- Born: unknown
- Died: 1720
- Occupation: French pirate
- Known for: his involvement with Benjamin Hornigold and John Rackham

= Jean Bonadvis =

Jean Bonadvis (fl. 1717–1720) (Note: Last name also Bondavais, Bonnavee, or Bonnevie; first name occasionally Anglicized as John.) was a French pirate active in the Caribbean. He is best known for his involvement with Benjamin Hornigold and John Rackham ("Calico Jack").

==History==

Hornigold, working in concert with Captain Napin, had taken the sloop Bennet in April 1717. Hornigold made it his personal ship and sailed back to Nassau to resupply. Bonadvis was there to do the same, and had a reputation for “harshly treating” the locals. Hornigold had forced aboard a surgeon named John Howell some time earlier but had released him on Nassau, Howell having served only under threat. Bonadvis needed a surgeon for his ship Mary Anne and attempted to force Howell to join his crew.

When Bonadvis’ men came to abduct Howell, local merchant William Pindar helped stall them until Howell could escape. He ran to see Richard Noland, a former pirate whom Hornigold had employed as a recruiter and agent on Nassau.
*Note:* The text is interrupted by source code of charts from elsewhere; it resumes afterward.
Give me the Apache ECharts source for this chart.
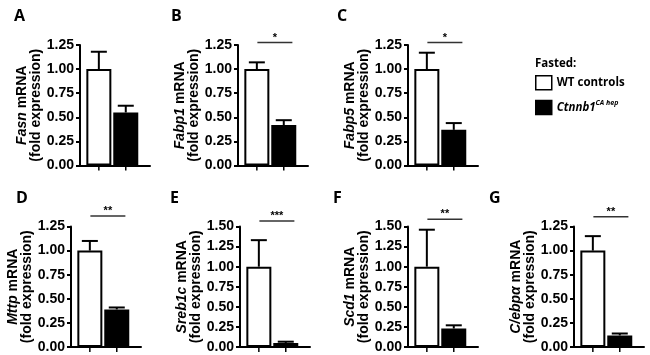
<!DOCTYPE html>
<html>
<head>
<meta charset="utf-8">
<script src="https://cdn.jsdelivr.net/npm/echarts@6/dist/echarts.min.js"></script>
<style>
html,body{margin:0;padding:0;background:#fff;}
#chart{width:650px;height:355px;}
</style>
</head>
<body>
<div id="chart"></div>
<script>
// ---- data ----
const panelLetters = ['A', 'B', 'C', 'D', 'E', 'F', 'G'];
const genes = ['Fasn', 'Fabp1', 'Fabp5', 'Mttp', 'Sreb1c', 'Scd1', 'C/ebpα'];
const groups = ['WT controls', 'Ctnnb1'];
const wtMean = [1.00, 1.00, 1.00, 1.00, 1.00, 1.00, 1.00];
const wtErr  = [0.18, 0.07, 0.17, 0.10, 0.33, 0.46, 0.15];
const koMean = [0.55, 0.42, 0.37, 0.39, 0.05, 0.23, 0.12];
const koErr  = [0.07, 0.05, 0.07, 0.02, 0.016, 0.04, 0.02];
const yMaxes = [1.25, 1.25, 1.25, 1.25, 1.50, 1.50, 1.25];
const yStep = 0.25;
const sigStars = ['', '*', '*', '**', '***', '**', '**'];
const sigLevel = [null, 1.275, 1.275, 1.36, 1.57, 1.59, 1.35];
const legendTitle = 'Fasted:';

// ---- layout ----
const gridLeft = [80, 238, 408, 71, 240, 408, 574];
const gridTop = [45, 45, 45, 226.5, 226.5, 226.5, 226.5];
const gridH = 120.5, gridW = 70;
const letterPos = [[14, 8], [171, 8], [337, 8], [16, 190], [170, 190], [333, 190], [489, 190]];
const FONT = '"Liberation Sans", Arial, sans-serif';
const FONT2 = '"Open Sans", sans-serif';

const option = {
  backgroundColor: '#fff',
  animation: false,
  title: [],
  legend: {
    orient: 'vertical', left: 535, top: 75, padding: 0,
    itemWidth: 16, itemHeight: 14, itemGap: 9, icon: 'rect', selectedMode: false,
    data: [
      {name: groups[0], itemStyle: {color: '#fff', borderColor: '#000', borderWidth: 1.5}},
      {name: groups[1], itemStyle: {color: '#000', borderColor: '#000', borderWidth: 1.5}}
    ],
    formatter: n => n === groups[1] ? '{i|Ctnnb1}{s|CA hep}' : n,
    textStyle: {
      fontFamily: FONT2, fontWeight: 'bold', fontSize: 11.5, color: '#000',
      rich: {
        i: {fontFamily: FONT2, fontWeight: 'bold', fontStyle: 'italic', fontSize: 11.5, color: '#000', lineHeight: 16},
        s: {fontFamily: FONT2, fontWeight: 'bold', fontStyle: 'italic', fontSize: 7, color: '#000', verticalAlign: 'top', lineHeight: 16}
      }
    }
  },
  grid: [], xAxis: [], yAxis: [], series: []
};

option.title.push({
  text: legendTitle, left: 535, top: 58, padding: 0,
  textStyle: {fontFamily: FONT2, fontWeight: 'bold', fontSize: 11.5, color: '#000'}
});

panelLetters.forEach((L, i) => {
  option.title.push({
    text: L, left: letterPos[i][0], top: letterPos[i][1], padding: 0,
    textStyle: {fontFamily: FONT2, fontWeight: 'bold', fontSize: 16, color: '#000'}
  });
  option.grid.push({left: gridLeft[i], top: gridTop[i], width: gridW, height: gridH, containLabel: false});
  option.xAxis.push({
    gridIndex: i, type: 'value', min: -0.7, max: 1.9,
    axisLine: {show: true, onZero: false, lineStyle: {color: '#000', width: 2}},
    axisTick: {show: false}, axisLabel: {show: false}, splitLine: {show: false}
  });
  option.yAxis.push({
    gridIndex: i, type: 'value', min: 0, max: yMaxes[i], interval: yStep,
    axisLine: {show: true, onZero: false, lineStyle: {color: '#000', width: 2}},
    axisTick: {show: true, length: 4, lineStyle: {color: '#000', width: 2}},
    axisLabel: {formatter: v => v.toFixed(2), fontFamily: FONT, fontWeight: 'bold', fontSize: 14, color: '#000', margin: 6},
    splitLine: {show: false},
    name: '{i|' + genes[i] + '} mRNA\n(fold expression)',
    nameLocation: 'middle', nameRotate: 90, nameGap: 36,
    nameTextStyle: {
      fontFamily: FONT, fontWeight: 'bold', fontSize: 14, color: '#000', lineHeight: 14,
      rich: {i: {fontFamily: FONT, fontWeight: 'bold', fontStyle: 'italic', fontSize: 14, color: '#000', lineHeight: 14}}
    }
  });
  option.series.push({
    type: 'bar', name: groups[0], xAxisIndex: i, yAxisIndex: i, barWidth: 25, barGap: '-100%',
    data: [[0, wtMean[i]]],
    itemStyle: {color: '#fff', borderColor: '#000', borderWidth: 2}
  });
  option.series.push({
    type: 'bar', name: groups[1], xAxisIndex: i, yAxisIndex: i, barWidth: 25, barGap: '-100%',
    data: [[1, koMean[i]]],
    itemStyle: {color: '#000', borderColor: '#000', borderWidth: 2}
  });
  option.series.push({
    type: 'custom', xAxisIndex: i, yAxisIndex: i, z: 5, clip: false,
    data: [[0, wtMean[i], wtErr[i]], [1, koMean[i], koErr[i]]],
    encode: {x: 0, y: 1},
    renderItem: (params, api) => {
      const x = api.value(0), m = api.value(1), e = api.value(2);
      const p0 = api.coord([x, m]), p1 = api.coord([x, m + e]), pb = api.coord([x, 0]);
      return {type: 'group', children: [
        {type: 'line', shape: {x1: p0[0], y1: p0[1], x2: p1[0], y2: p1[1]}, style: {stroke: '#000', lineWidth: 2}},
        {type: 'line', shape: {x1: p1[0] - 8, y1: p1[1], x2: p1[0] + 8, y2: p1[1]}, style: {stroke: '#000', lineWidth: 2}},
        {type: 'line', shape: {x1: pb[0], y1: pb[1], x2: pb[0], y2: pb[1] + 5}, style: {stroke: '#000', lineWidth: 1.5}}
      ]};
    }
  });
  if (sigLevel[i] !== null) {
    option.series.push({
      type: 'custom', xAxisIndex: i, yAxisIndex: i, z: 5, clip: false,
      data: [[0, sigLevel[i]]],
      encode: {x: 0, y: 1},
      renderItem: (params, api) => {
        const lv = api.value(1);
        const a = api.coord([0.02, lv]), b = api.coord([1.32, lv]);
        return {type: 'group', children: [
          {type: 'line', shape: {x1: a[0], y1: a[1], x2: b[0], y2: b[1]}, style: {stroke: '#333', lineWidth: 1.5}},
          {type: 'text', x: (a[0] + b[0]) / 2, y: a[1] - 5,
           style: {text: sigStars[i], fill: '#000', font: 'bold 11px ' + FONT, textAlign: 'center', textVerticalAlign: 'middle'}}
        ]};
      }
    });
  }
});

const chart = echarts.init(document.getElementById('chart'), null, {renderer: 'canvas'});
chart.setOption(option);
</script>
</body>
</html>
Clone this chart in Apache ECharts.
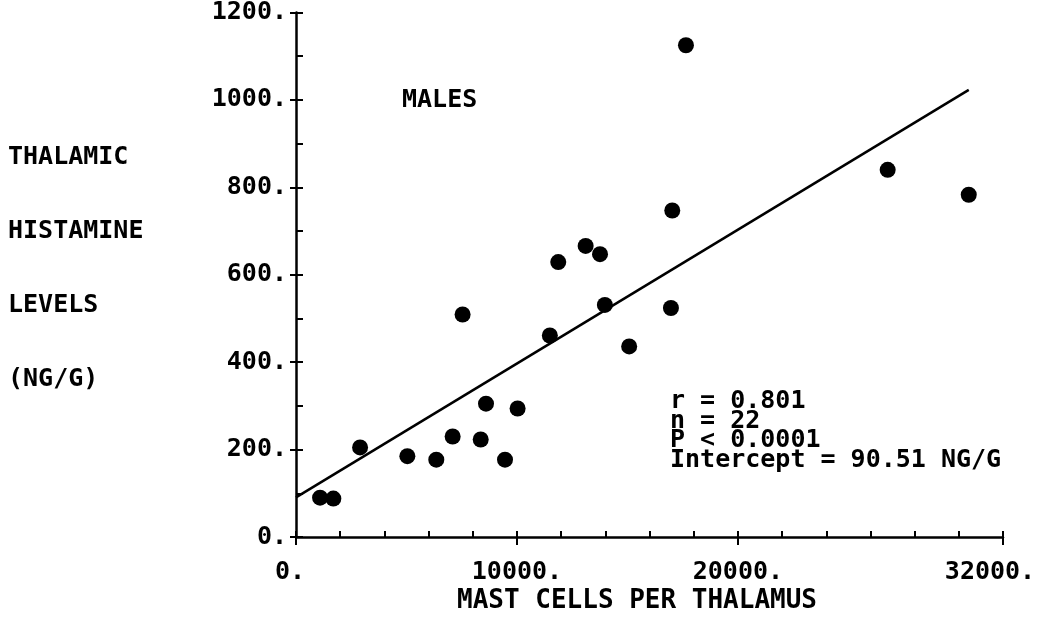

Howell claimed "he would rather serve the English than French if he was compelled to make a choice of either," so Noland arranged for Howell to be brought aboard Hornigold's ship again. Bonadvis confronted Hornigold and demanded Howell be turned over; Hornigold left the decision to Howell, who chose to stay on the Bennet. Howell tried to escape more than once but was kept under guard.

By 1718 Bonadvis had accepted the general pardon offered to pirates by King George, along with Hornigold and hundreds more. Hornigold, Bonadvis, and a number of others soon accepted privateering commissions, hunting their fellow pirates who had refused the pardon. Bonadvis then spent some time attacking Spanish shipping; he caught and killed Turn Joe, an Irish captain who'd switched sides to sail for the Spanish. (Note: Turn Joe had attacked three pirates in late 1718, forcing them ashore; one of them was John Auger, whom Hornigold would soon recapture.)

===Capture of John Rackham===

Late in 1720 he was sailing alongside Jonathan Barnet (under commission from Governor Nicholas Lawes) when he encountered John Rackham.” Bonadvis approached Rackham's sloop William, which immediately fired on him. Bonadvis retreated and reported Rackham's location to Barnet, who attacked and captured Rackham along with Anne Bonny, Mary Read, and the rest of his crew. Bonadvis’ fate is not recorded.